• Your instructions: Reproduce each line of the material exactly, minus any picture.

==========

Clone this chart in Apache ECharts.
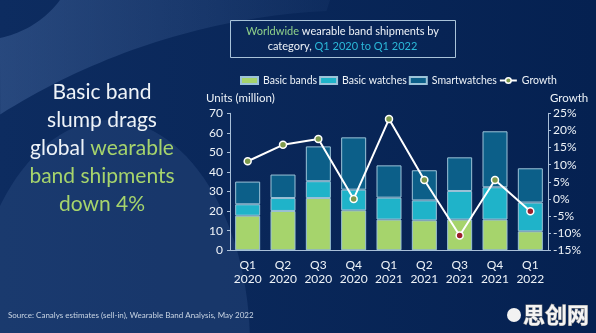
<!DOCTYPE html>
<html>
<head>
<meta charset="utf-8">
<script src="https://cdn.jsdelivr.net/npm/echarts@6/dist/echarts.min.js"></script>
<style>
  html, body { margin: 0; padding: 0; background: #0a2858; }
  #chart-container { width: 596px; height: 333px; }
</style>
</head>
<body>
<div id="chart-container"></div>
<script>
var quarters = ['Q1\n2020', 'Q2\n2020', 'Q3\n2020', 'Q4\n2020', 'Q1\n2021', 'Q2\n2021', 'Q3\n2021', 'Q4\n2021', 'Q1\n2022'];
var basicBands = [17.7, 20.1, 26.7, 20.4, 15.7, 15.3, 15.7, 15.7, 9.7];
var basicWatches = [5.8, 6.6, 8.6, 10.6, 11.2, 10.2, 14.6, 16.5, 14.7];
var smartwatches = [11.6, 12.0, 17.8, 26.7, 16.5, 15.4, 17.2, 28.6, 17.5];
var growth = [11.0, 15.8, 17.5, 0.0, 23.3, 5.5, -10.7, 5.5, -3.6];

var FONT = 'Lato';
var WHITE = '#eef3f8';
var GREEN = '#a6d46c';
var AXIS = '#a9bfd8';

// points along an ellipse arc, for the background shapes
function arcPts(cx, cy, rx, ry, a0, a1, n) {
  var pts = [];
  for (var i = 0; i <= n; i++) {
    var a = a0 + (a1 - a0) * i / n;
    pts.push([cx + rx * Math.cos(a), cy + ry * Math.sin(a)]);
  }
  return pts;
}

var deg = Math.PI / 180;
// swoosh: top edge, big circle arc back to the left edge, then corner arc
var swoosh = [[60, 0], [330, 0]]
  .concat(arcPts(362, 689, 679, 679, -93 * deg, -122.2 * deg, 40))
  .concat(arcPts(-20, -60, 100, 100, 78.5 * deg, 36.9 * deg, 20));
var lowCircle = arcPts(110, 345, 140, 225, 180 * deg, 360 * deg, 60);

var dom = document.getElementById('chart-container');
var myChart = echarts.init(dom, null, { renderer: 'canvas' });

var barBorder = { borderColor: '#9cc3d8', borderWidth: 1 };

var option = {
  backgroundColor: {
    type: 'linear', x: 0, y: 0, x2: 1, y2: 0,
    colorStops: [{ offset: 0, color: '#0d2c60' }, { offset: 1, color: '#052151' }]
  },
  animation: false,
  textStyle: { fontFamily: FONT },
  graphic: [
    {
      type: 'polygon', z: -10, silent: true,
      shape: { points: swoosh },
      style: {
        fill: {
          type: 'linear', x: 0, y: 0, x2: 1, y2: 0,
          colorStops: [{ offset: 0, color: 'rgba(80,115,170,0.40)' }, { offset: 1, color: 'rgba(80,115,170,0.08)' }]
        }
      }
    },
    {
      type: 'polygon', z: -10, silent: true,
      shape: { points: lowCircle },
      style: { fill: 'rgba(80,115,170,0.2)' }
    },
    // title box
    {
      type: 'rect', left: 230, top: 20,
      shape: { width: 225, height: 37 },
      style: { fill: 'rgba(0,0,0,0)', stroke: '#a9c3d9', lineWidth: 1 }
    },
    {
      type: 'text', x: 342.5, y: 38.5,
      style: {
        text: '{g|Worldwide} wearable band shipments by\ncategory, {c|Q1 2020 to Q1 2022}',
        align: 'center', verticalAlign: 'middle',
        fill: WHITE, font: '11px ' + FONT, lineHeight: 15,
        rich: {
          g: { fill: '#8fd08a', font: '11px ' + FONT },
          c: { fill: '#2bb8d8', font: '11px ' + FONT }
        }
      }
    },
    // headline
    {
      type: 'text', x: 102, y: 148,
      style: {
        text: 'Basic band\nslump drags\nglobal {g|wearable}\n{g|band shipments}\n{g|down 4%}',
        align: 'center', verticalAlign: 'middle',
        fill: WHITE, font: '21px ' + FONT, lineHeight: 28,
        rich: { g: { fill: GREEN, font: '21px ' + FONT } }
      }
    },
    // axis names
    {
      type: 'text', x: 206, y: 98,
      style: { text: 'Units (million)', fill: WHITE, font: '11.5px ' + FONT, verticalAlign: 'middle' }
    },
    {
      type: 'text', x: 550, y: 98,
      style: { text: 'Growth', fill: WHITE, font: '11.5px ' + FONT, verticalAlign: 'middle' }
    },
    // source
    {
      type: 'text', x: 8, y: 315,
      style: {
        text: 'Source: Canalys estimates (sell-in), Wearable Band Analysis, May 2022',
        fill: '#c9d5e4', font: '8px ' + FONT, verticalAlign: 'middle'
      }
    },
    // watermark
    {
      type: 'circle', shape: { cx: 514, cy: 315, r: 7 },
      style: { fill: '#f2f2f2' }
    },
    {
      type: 'text', x: 523, y: 315,
      style: {
        text: '思创网', fill: '#f4f4f4', stroke: '#8a8a8a', lineWidth: 1,
        font: 'bold 22px "Noto Sans CJK SC"', verticalAlign: 'middle'
      }
    }
  ],
  legend: {
    data: [
      { name: 'Basic bands', icon: 'rect' },
      { name: 'Basic watches', icon: 'rect' },
      { name: 'Smartwatches', icon: 'rect' },
      { name: 'Growth', itemStyle: { color: '#7e9a4c', borderColor: '#ffffff', borderWidth: 1.5 } }
    ],
    left: 235,
    top: 70,
    itemWidth: 17,
    itemHeight: 7,
    itemGap: 2,
    textStyle: { color: WHITE, fontSize: 10.5, fontFamily: FONT }
  },
  grid: {
    left: 230,
    right: 48,
    top: 113.3,
    bottom: 82.7
  },
  xAxis: {
    type: 'category',
    data: quarters,
    axisLine: { lineStyle: { color: AXIS, width: 1 } },
    axisTick: { show: false },
    axisLabel: { color: WHITE, fontSize: 12, lineHeight: 14, margin: 8, interval: 0 }
  },
  yAxis: [
    {
      type: 'value',
      min: 0, max: 70, interval: 10,
      axisLine: { show: true, lineStyle: { color: AXIS } },
      axisTick: { show: true, length: 3, lineStyle: { color: AXIS } },
      axisLabel: { color: WHITE, fontSize: 12, margin: 7 },
      splitLine: { show: false }
    },
    {
      type: 'value',
      min: -15, max: 25, interval: 5,
      position: 'right',
      axisLine: { show: true, lineStyle: { color: AXIS } },
      axisTick: { show: true, length: 3, lineStyle: { color: AXIS } },
      axisLabel: { color: WHITE, fontSize: 12, margin: 5, formatter: '{value}%' },
      splitLine: { show: false }
    }
  ],
  series: [
    {
      name: 'Basic bands', type: 'bar', stack: 'units', barWidth: 25,
      data: basicBands,
      itemStyle: Object.assign({ color: GREEN }, barBorder)
    },
    {
      name: 'Basic watches', type: 'bar', stack: 'units', barWidth: 25,
      data: basicWatches,
      itemStyle: Object.assign({ color: '#1fb3c9' }, barBorder)
    },
    {
      name: 'Smartwatches', type: 'bar', stack: 'units', barWidth: 25,
      data: smartwatches,
      itemStyle: Object.assign({ color: '#0c5f89' }, barBorder)
    },
    {
      name: 'Growth', type: 'line', yAxisIndex: 1,
      data: growth.map(function (v) {
        return v < 0 ? { value: v, itemStyle: { color: '#9b1f2c' } } : v;
      }),
      symbol: 'circle', symbolSize: 7,
      lineStyle: { color: '#ffffff', width: 2 },
      itemStyle: { color: '#7e9a4c', borderColor: '#ffffff', borderWidth: 1.5 },
      z: 5
    }
  ]
};

myChart.setOption(option);
window.addEventListener('resize', myChart.resize);
</script>
</body>
</html>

==========

• Answer for the task:
Clone this chart in Apache ECharts.
<!DOCTYPE html>
<html>
<head>
<meta charset="utf-8">
<script src="https://cdn.jsdelivr.net/npm/echarts@6/dist/echarts.min.js"></script>
<style>
  html, body { margin: 0; padding: 0; background: #0a2858; }
  #chart-container { width: 596px; height: 333px; }
</style>
</head>
<body>
<div id="chart-container"></div>
<script>
var quarters = ['Q1\n2020', 'Q2\n2020', 'Q3\n2020', 'Q4\n2020', 'Q1\n2021', 'Q2\n2021', 'Q3\n2021', 'Q4\n2021', 'Q1\n2022'];
var basicBands = [17.7, 20.1, 26.7, 20.4, 15.7, 15.3, 15.7, 15.7, 9.7];
var basicWatches = [5.8, 6.6, 8.6, 10.6, 11.2, 10.2, 14.6, 16.5, 14.7];
var smartwatches = [11.6, 12.0, 17.8, 26.7, 16.5, 15.4, 17.2, 28.6, 17.5];
var growth = [11.0, 15.8, 17.5, 0.0, 23.3, 5.5, -10.7, 5.5, -3.6];

var FONT = 'Lato';
var WHITE = '#eef3f8';
var GREEN = '#a6d46c';
var AXIS = '#a9bfd8';

// points along an ellipse arc, for the background shapes
function arcPts(cx, cy, rx, ry, a0, a1, n) {
  var pts = [];
  for (var i = 0; i <= n; i++) {
    var a = a0 + (a1 - a0) * i / n;
    pts.push([cx + rx * Math.cos(a), cy + ry * Math.sin(a)]);
  }
  return pts;
}

var deg = Math.PI / 180;
// swoosh: top edge, big circle arc back to the left edge, then corner arc
var swoosh = [[60, 0], [330, 0]]
  .concat(arcPts(362, 689, 679, 679, -93 * deg, -122.2 * deg, 40))
  .concat(arcPts(-20, -60, 100, 100, 78.5 * deg, 36.9 * deg, 20));
var lowCircle = arcPts(110, 345, 140, 225, 180 * deg, 360 * deg, 60);

var dom = document.getElementById('chart-container');
var myChart = echarts.init(dom, null, { renderer: 'canvas' });

var barBorder = { borderColor: '#9cc3d8', borderWidth: 1 };

var option = {
  backgroundColor: {
    type: 'linear', x: 0, y: 0, x2: 1, y2: 0,
    colorStops: [{ offset: 0, color: '#0d2c60' }, { offset: 1, color: '#052151' }]
  },
  animation: false,
  textStyle: { fontFamily: FONT },
  graphic: [
    {
      type: 'polygon', z: -10, silent: true,
      shape: { points: swoosh },
      style: {
        fill: {
          type: 'linear', x: 0, y: 0, x2: 1, y2: 0,
          colorStops: [{ offset: 0, color: 'rgba(80,115,170,0.40)' }, { offset: 1, color: 'rgba(80,115,170,0.08)' }]
        }
      }
    },
    {
      type: 'polygon', z: -10, silent: true,
      shape: { points: lowCircle },
      style: { fill: 'rgba(80,115,170,0.2)' }
    },
    // title box
    {
      type: 'rect', left: 230, top: 20,
      shape: { width: 225, height: 37 },
      style: { fill: 'rgba(0,0,0,0)', stroke: '#a9c3d9', lineWidth: 1 }
    },
    {
      type: 'text', x: 342.5, y: 38.5,
      style: {
        text: '{g|Worldwide} wearable band shipments by\ncategory, {c|Q1 2020 to Q1 2022}',
        align: 'center', verticalAlign: 'middle',
        fill: WHITE, font: '11px ' + FONT, lineHeight: 15,
        rich: {
          g: { fill: '#8fd08a', font: '11px ' + FONT },
          c: { fill: '#2bb8d8', font: '11px ' + FONT }
        }
      }
    },
    // headline
    {
      type: 'text', x: 102, y: 148,
      style: {
        text: 'Basic band\nslump drags\nglobal {g|wearable}\n{g|band shipments}\n{g|down 4%}',
        align: 'center', verticalAlign: 'middle',
        fill: WHITE, font: '21px ' + FONT, lineHeight: 28,
        rich: { g: { fill: GREEN, font: '21px ' + FONT } }
      }
    },
    // axis names
    {
      type: 'text', x: 206, y: 98,
      style: { text: 'Units (million)', fill: WHITE, font: '11.5px ' + FONT, verticalAlign: 'middle' }
    },
    {
      type: 'text', x: 550, y: 98,
      style: { text: 'Growth', fill: WHITE, font: '11.5px ' + FONT, verticalAlign: 'middle' }
    },
    // source
    {
      type: 'text', x: 8, y: 315,
      style: {
        text: 'Source: Canalys estimates (sell-in), Wearable Band Analysis, May 2022',
        fill: '#c9d5e4', font: '8px ' + FONT, verticalAlign: 'middle'
      }
    },
    // watermark
    {
      type: 'circle', shape: { cx: 514, cy: 315, r: 7 },
      style: { fill: '#f2f2f2' }
    },
    {
      type: 'text', x: 523, y: 315,
      style: {
        text: '思创网', fill: '#f4f4f4', stroke: '#8a8a8a', lineWidth: 1,
        font: 'bold 22px "Noto Sans CJK SC"', verticalAlign: 'middle'
      }
    }
  ],
  legend: {
    data: [
      { name: 'Basic bands', icon: 'rect' },
      { name: 'Basic watches', icon: 'rect' },
      { name: 'Smartwatches', icon: 'rect' },
      { name: 'Growth', itemStyle: { color: '#7e9a4c', borderColor: '#ffffff', borderWidth: 1.5 } }
    ],
    left: 235,
    top: 70,
    itemWidth: 17,
    itemHeight: 7,
    itemGap: 2,
    textStyle: { color: WHITE, fontSize: 10.5, fontFamily: FONT }
  },
  grid: {
    left: 230,
    right: 48,
    top: 113.3,
    bottom: 82.7
  },
  xAxis: {
    type: 'category',
    data: quarters,
    axisLine: { lineStyle: { color: AXIS, width: 1 } },
    axisTick: { show: false },
    axisLabel: { color: WHITE, fontSize: 12, lineHeight: 14, margin: 8, interval: 0 }
  },
  yAxis: [
    {
      type: 'value',
      min: 0, max: 70, interval: 10,
      axisLine: { show: true, lineStyle: { color: AXIS } },
      axisTick: { show: true, length: 3, lineStyle: { color: AXIS } },
      axisLabel: { color: WHITE, fontSize: 12, margin: 7 },
      splitLine: { show: false }
    },
    {
      type: 'value',
      min: -15, max: 25, interval: 5,
      position: 'right',
      axisLine: { show: true, lineStyle: { color: AXIS } },
      axisTick: { show: true, length: 3, lineStyle: { color: AXIS } },
      axisLabel: { color: WHITE, fontSize: 12, margin: 5, formatter: '{value}%' },
      splitLine: { show: false }
    }
  ],
  series: [
    {
      name: 'Basic bands', type: 'bar', stack: 'units', barWidth: 25,
      data: basicBands,
      itemStyle: Object.assign({ color: GREEN }, barBorder)
    },
    {
      name: 'Basic watches', type: 'bar', stack: 'units', barWidth: 25,
      data: basicWatches,
      itemStyle: Object.assign({ color: '#1fb3c9' }, barBorder)
    },
    {
      name: 'Smartwatches', type: 'bar', stack: 'units', barWidth: 25,
      data: smartwatches,
      itemStyle: Object.assign({ color: '#0c5f89' }, barBorder)
    },
    {
      name: 'Growth', type: 'line', yAxisIndex: 1,
      data: growth.map(function (v) {
        return v < 0 ? { value: v, itemStyle: { color: '#9b1f2c' } } : v;
      }),
      symbol: 'circle', symbolSize: 7,
      lineStyle: { color: '#ffffff', width: 2 },
      itemStyle: { color: '#7e9a4c', borderColor: '#ffffff', borderWidth: 1.5 },
      z: 5
    }
  ]
};

myChart.setOption(option);
window.addEventListener('resize', myChart.resize);
</script>
</body>
</html>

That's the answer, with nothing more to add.